E. Balladur : Nous allons attendre de voir le sort que le gouvernement va réserver à nos amendements. Il est bon que dans le texte de la réforme de la Constitution, il y ait un certain nombre de garanties et de précisions qui soient apportées.
R. Arzt : Le modèle social en Allemagne est en train de flancher ?
E. Balladur : Il a des difficultés sérieuses. Mais nous n'avons pas à nous réjouir des difficultés de l'Allemagne, car cela veut dire un gouvernement qui essaye de maintenir le cap et une banque centrale qui essaye de lutter contre l'inflation. Si ce désordre continue, les taux d'intérêts vont encore augmenter et donc chez nous. Je souhaite donc, que le gouvernement allemand arrive à maîtriser cette situation.
Antenne 2 : 9 mai 1992
Antenne 2 : Y a-t-il vraiment une cassure au sein du RPR ?
E. Balladur : Non, je ne le crois pas, il y a une inquiétude qui est justifiée par l'attitude du gouvernement qui donne l'impression de tout faire pour organiser le blocage. En ce qui me concerne, je suis partisan d'une meilleure organisation de l'Europe, parce qu'elle assurera à la France plus de prospérité et plus de sécurité. Cela ne veut pas dire que je trouve le Traité de Maastricht parfait, il a des imperfections, des obscurités, mais pour l'essentiel à mes yeux, il offre des garanties pour que tout gouvernement français puisse défendre les intérêts de la France. Mais nous demandons un certain nombre d'éclaircissements et de garanties et aucune n'est contraire au texte du Traité. Première garantie, il faut qu'il soit bien spécifié que c'est toujours le Parlement français et lui seul qui a compétence pour voter le budget et voter les impôts auxquels les Français sont assujettis. Il faut le dire, cela n'est d'ailleurs pas contraire au Traité·. Deuxième garantie, il y a un texte qu'on appelle le compromis de Luxembourg qui permet au gouvernement quel qu'il soit, français ou autre, lorsqu'un intérêt essentiel est en jeu pour lui, de demander que la décision ne soit pas prise contrairement à ses intérêts essentiels. Nous avons besoin qu'on nous le dise, comme M. Mauroy l'avait déclaré en 1983, comme M. Chirac l'avait déclaré en 1987. Les ministres ont fait des déclarations contradictoires, je demande au chef du gouvernement, de la bonne foi duquel je ne doute absolument pas et qui s'est déclaré ouvert devant l'Assemblée, d'arbitrer entre ses ministres et de nous dire ce qu'est la position du gouvernement. Troisième garantie, le vote des étrangers. Cela soulève dans notre pays de l'inquiétude. Le Traité prévoit des dérogations, nous demandons qu'on les utilise pour différer la mesure dans le temps, pour qu'on ait le temps de bien expliquer aux Français que ce dont il est question ce sont les Européens qui votent dans notre pays, et qu'on harmonise les différents codes de la nationalité. Nous avons déposé 84 amendements qui tournent tous autour de ces trois garanties.

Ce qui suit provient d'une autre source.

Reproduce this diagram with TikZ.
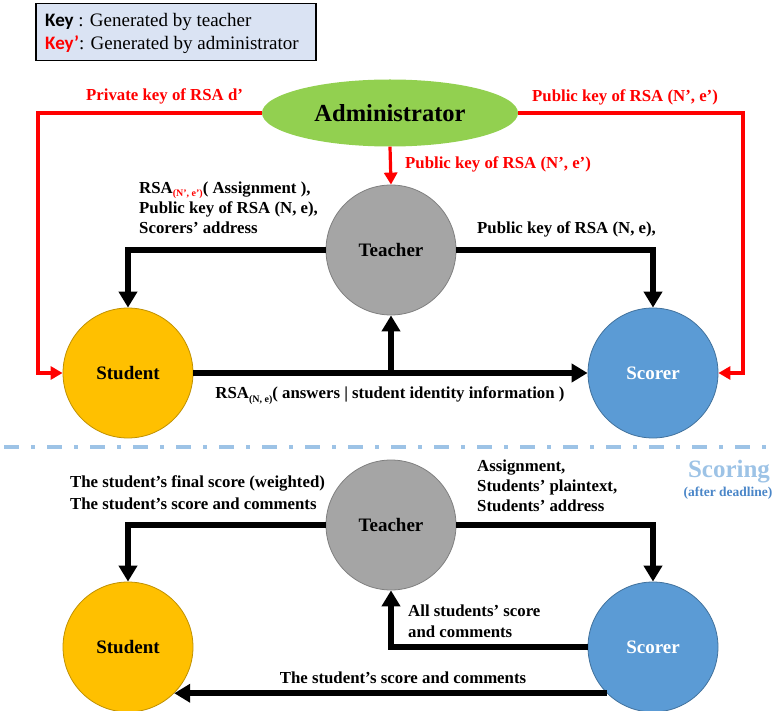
\documentclass[tikz,border=0pt]{standalone}
\usepackage{fontspec}
\setmainfont{Liberation Serif}
\newfontfamily\keyfont{Carlito}
\usetikzlibrary{arrows.meta,shapes.geometric}

\definecolor{admfill}{HTML}{92D050}
\definecolor{stufill}{HTML}{FFC000}
\definecolor{stuline}{HTML}{BF9000}
\definecolor{scofill}{HTML}{5B9BD5}
\definecolor{scoline}{HTML}{41719C}
\definecolor{teafill}{HTML}{A5A5A5}
\definecolor{tealine}{HTML}{7F7F7F}
\definecolor{keybg}{HTML}{DAE3F3}
\definecolor{sepline}{HTML}{9DC3E6}
\definecolor{phasenote}{HTML}{4A86C8}

\begin{document}
\begin{tikzpicture}[x=1pt,y=-1pt,
  actor/.style={circle, minimum size=130pt, inner sep=0pt, line width=0.8pt,
    font=\fontsize{19}{22}\selectfont\bfseries},
  studentnode/.style={actor, fill=stufill, draw=stuline},
  teachernode/.style={actor, fill=teafill, draw=tealine},
  scorernode/.style={actor, fill=scofill, draw=scoline, text=white},
  flow/.style={line width=6pt, -{Triangle[width=18pt,length=16pt]}},
  keyflow/.style={draw=red, line width=3.2pt, -{Triangle[width=13pt,length=12pt]}},
  lbl/.style={font=\fontsize{16.8}{20}\selectfont\bfseries, inner sep=0pt, anchor=base west},
  redlbl/.style={lbl, text=red},
  keytext/.style={font=\fontsize{19}{22}\selectfont, inner sep=0pt, anchor=base west},
]
\useasboundingbox (0,0) rectangle (774,711);

% legend box
\node[draw, line width=1.5pt, fill=keybg, minimum width=280pt, minimum height=57pt,
      inner sep=0pt, anchor=north west] (legend) at (35,3) {};
\node[keytext] (legendA) at (45,27) {{\keyfont\bfseries Key} : Generated by teacher};
\node[keytext] (legendB) at (45,50) {{\keyfont\bfseries\color{red}Key’}: Generated by administrator};

% ---------- distribution phase ----------
\node[ellipse, fill=admfill, minimum width=256pt, minimum height=67pt, inner sep=0pt,
      font=\fontsize{24.5}{28}\selectfont\bfseries] (admin) at (390,113) {Administrator};
\node[teachernode] (t1) at (391,250) {Teacher};
\node[studentnode] (s1) at (128,373) {Student};
\node[scorernode] (sc1) at (653,373) {Scorer};

\coordinate (lc) at (38,373);
\coordinate (rc) at (743,373);
\coordinate (mid1) at (391,373);

\draw[keyflow] (admin.west) -| (lc) -- (s1.west);
\draw[keyflow] (admin.east) -| (rc) -- (sc1.east);
\draw[keyflow] (admin.south) -- (t1.north);

\draw[flow] (t1.west) -| (s1.north);
\draw[flow] (t1.east) -| (sc1.north);
\draw[flow] (s1.east) -- (sc1.west);
\draw[flow] (mid1) -- (t1.south);

\node[redlbl] (privlbl) at (86,101) {Private key of RSA d’};
\node[redlbl] (publbl1) at (532,102) {Public key of RSA (N’, e’)};
\node[redlbl] (publbl2) at (405,169) {Public key of RSA (N’, e’)};
\node[lbl] (asg1) at (139,194) {RSA\raisebox{-3pt}{\fontsize{10}{10}\selectfont\color{red}(N’, e’)}( Assignment ),};
\node[lbl] (asg2) at (139,214) {Public key of RSA (N, e),};
\node[lbl] (asg3) at (139,234) {Scorers’ address};
\node[lbl] (pkscorer) at (477,234) {Public key of RSA (N, e),};
\node[lbl, anchor=base] (answers) at (390,399) {RSA\raisebox{-3pt}{\fontsize{10}{10}\selectfont(N, e)}( answers | student identity information )};

% phase separator
\draw[sepline, line width=4pt, dash pattern=on 15pt off 12pt on 4pt off 12pt] (4,447) -- (774,447);
\node[font=\fontsize{25}{28}\selectfont\bfseries, text=sepline, inner sep=0pt, anchor=base] (scoring) at (729,477) {Scoring};
\node[font=\fontsize{13.5}{15}\selectfont\bfseries, text=phasenote, inner sep=0pt, anchor=base] (deadline) at (728,496) {(after deadline)};

% ---------- scoring phase ----------
\node[teachernode] (t2) at (391,525) {Teacher};
\node[studentnode] (s2) at (128,647) {Student};
\node[scorernode] (sc2) at (653,647) {Scorer};

\draw[flow] (t2.west) -| (s2.north);
\draw[flow] (t2.east) -| (sc2.north);
\draw[flow] (sc2.west) -| (t2.south);
\draw[flow] (sc2.-135) -- (s2.-45);

\node[lbl] (fin1) at (70,487) {The student’s final score (weighted)};
\node[lbl] (fin2) at (70,509) {The student’s score and comments};
\node[lbl] (pl1) at (477,471) {Assignment,};
\node[lbl] (pl2) at (477,491) {Students’ plaintext,};
\node[lbl] (pl3) at (477,511) {Students’ address};
\node[lbl] (all1) at (408,616) {All students’ score};
\node[lbl] (all2) at (408,637) {and comments};
\node[lbl, anchor=base] (back) at (403,683) {The student’s score and comments};
\end{tikzpicture}
\end{document}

Antenne 2 : Vous n'avez pas été entendu par la Commission des lois ?
E. Balladur : Non, et je me demande pourquoi. Je ne vois pas quel est l'intérêt que le gouvernement peut avoir à prendre cette attitude, sauf à faire une opération de politique intérieure qui consisterait à tenter de diviser l'opposition pour la faire tomber dans un piège.
Antenne 2 : Comment allez-vous voter mardi ?
E. Balladur : En ce qui me concerne, je souhaite que nous calquions notre attitude sur celle du gouvernement et que nous le suivions pas-à-pas. S'il fait des concessions, nous reconsidérerons notre position. Des concessions, le terme n'est pas propre, car nous ne demandons rien qui soit contraire au Traité et nous prendrons du temps. La procédure comporte plusieurs étapes, peut-être le gouvernement a-t-il l'intention de ménager ses effets devant la Commission, devant l'Assemblée, devant le Sénat. Je ne prendrai aucune attitude qui conduirait à diviser l'opposition. Il faut que nous nous rendions compte que ce qui se passe peut engager l'avenir de notre pays pour les années qui viennent.
Antenne 2 : Est-ce que la division de Maastricht ne va pas mettre par terre l'accord pour les primaires ?
E. Balladur : J'espère que non, mais c'est un risque et c'est la raison pour laquelle je ne prendrai pas la responsabilité sur cette affaire de diviser l'opposition.